Mr Dallat further called on Sir Ronnie to state if he was aware of allegations that Special Branch officers removed weapons from a mill at Aghadowey, Co Derry, in mid-1993 after their location was reported to police by anglers.
It is alleged that the weapons, which are believed to have been used in the Greysteel massacre later that year, were removed to protect Knight's identity.
"Sir Ronnie became head of Special Branch in 1994 shortly after the Greysteel massacre," said Mr Dallat.
"Did he have knowledge of the allegations that one of the weapons used in the murders had been protected by Special Branch?
"If so, what actions did he take against these officers?"
Mr Dallat will now ask the Policing Board to investigate the allegations about payments.
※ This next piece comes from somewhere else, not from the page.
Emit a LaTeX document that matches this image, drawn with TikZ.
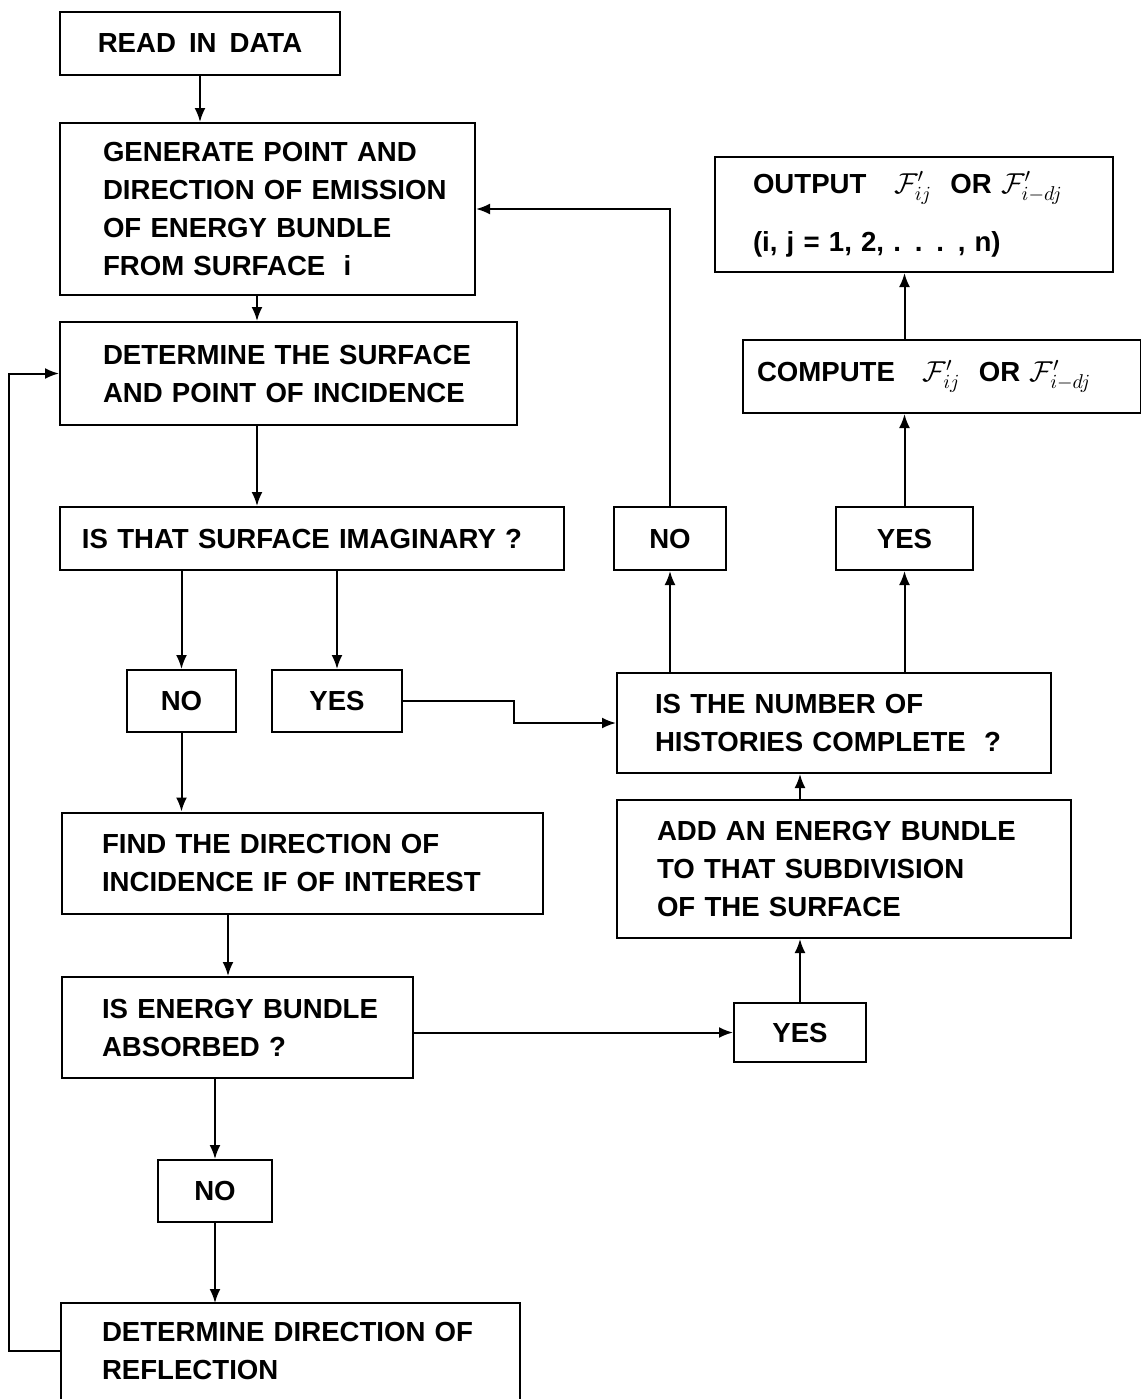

"I will be asking for an investigation into this matter and demanding to know if the money Knight received is going to be recovered," he said.
"This is a very serious matter which demands proper answers from all those involved."
A spokeswoman for Sir Ronnie declined to comment on Mr Dallat's concerns when contacted by The Irish News yesterday.
Sinn Féin councillor Billy Leonard also said Knight's alleged activities as a Special Branch agent now needed to be investigated.
"There are many more questions to be asked about not only Knight but also his accomplices and their police handlers," he said.
"There are other key figures that have roamed free but played key roles in directing loyalist killer activities."
Mr Leonard highlighted the killings of Sinn Féin workers Thomas Donaghy and Danny Cassidy at Kilrea in 1991/1992, when Knight was working in the village.
"Sinn Féin has always asked how Torrens Knight gained employment in the Kilrea area, through which he worked in the homes of many nationalists and republicans and in the chapel and the graveyard which was vandalised around that period," he said.
"Many republicans in the east Derry and north Antrim area are very aware of key loyalist figures, important incidents and the whole spectre of collusion in the area.
"Relationships of notorious loyalist paramilitaries with policemen, evidence that was taken from a home after the Greysteel murders but which did not lead to any action, are all known to republicans."